The proposal explicitly states that it remains “subject to tax treaties signed by France,” acknowledging the hundreds of international agreements that could limit its application.

Finance Committee chair Eric Coquerel

The tax credit mechanism prevents double taxation by allowing French nationals to deduct foreign taxes already paid. French authorities would calculate only net amounts due after accounting for obligations in the new country of residence.

The measure targets what its authors characterize as tax havens while maintaining diplomatic relationships with treaty partners.

This approach differs from blanket exit taxes that some jurisdictions impose regardless of the destination country.

Revenue and Equity Arguments

The amendment’s proponents frame the measure as both a revenue tool and an equity mechanism.

They argue it would address what they call “the problem of lower revenues” while improving public acceptance of taxation among French citizens who remain in the country.

Legislative Pathway

The committee’s adoption represents an initial legislative hurdle rather than final passage.

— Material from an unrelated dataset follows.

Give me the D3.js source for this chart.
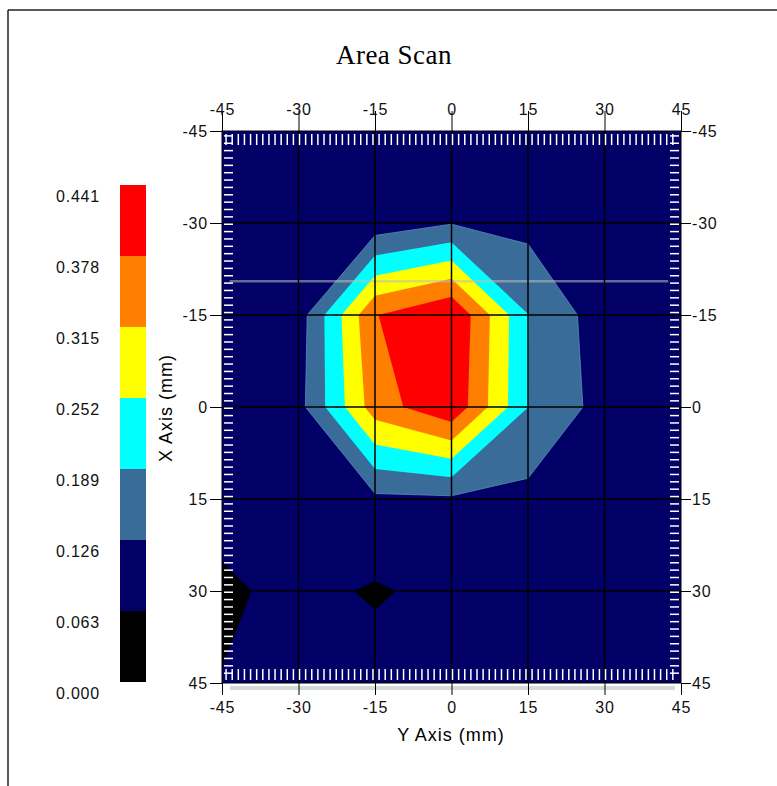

The full National Assembly must examine the Finance Bill for 2026 in plenary session, where the amendment could be retained, modified, or rejected during debate.

Following Assembly approval, the bill advances to the Senate for review. The Senate can propose its own modifications to the text, potentially including changes to this amendment.

If the two chambers disagree on the final text, a joint committee convenes to seek compromise language.

Once both houses reach an agreement or the National Assembly exercises its constitutional authority to override the Senate, the bill receives a final vote. The President then signs the measure, and it is published in the Journal officiel, making it law.

The measure’s fate remains uncertain given France’s fragmented parliament. LFI holds fewer than 100 seats in the 577-member chamber and would need support from other left-wing factions or centrist deputies to secure passage during floor debates.

Implementation would require regulatory decrees and coordination between France’s tax authority and foreign counterparts to track income and verify foreign tax payments.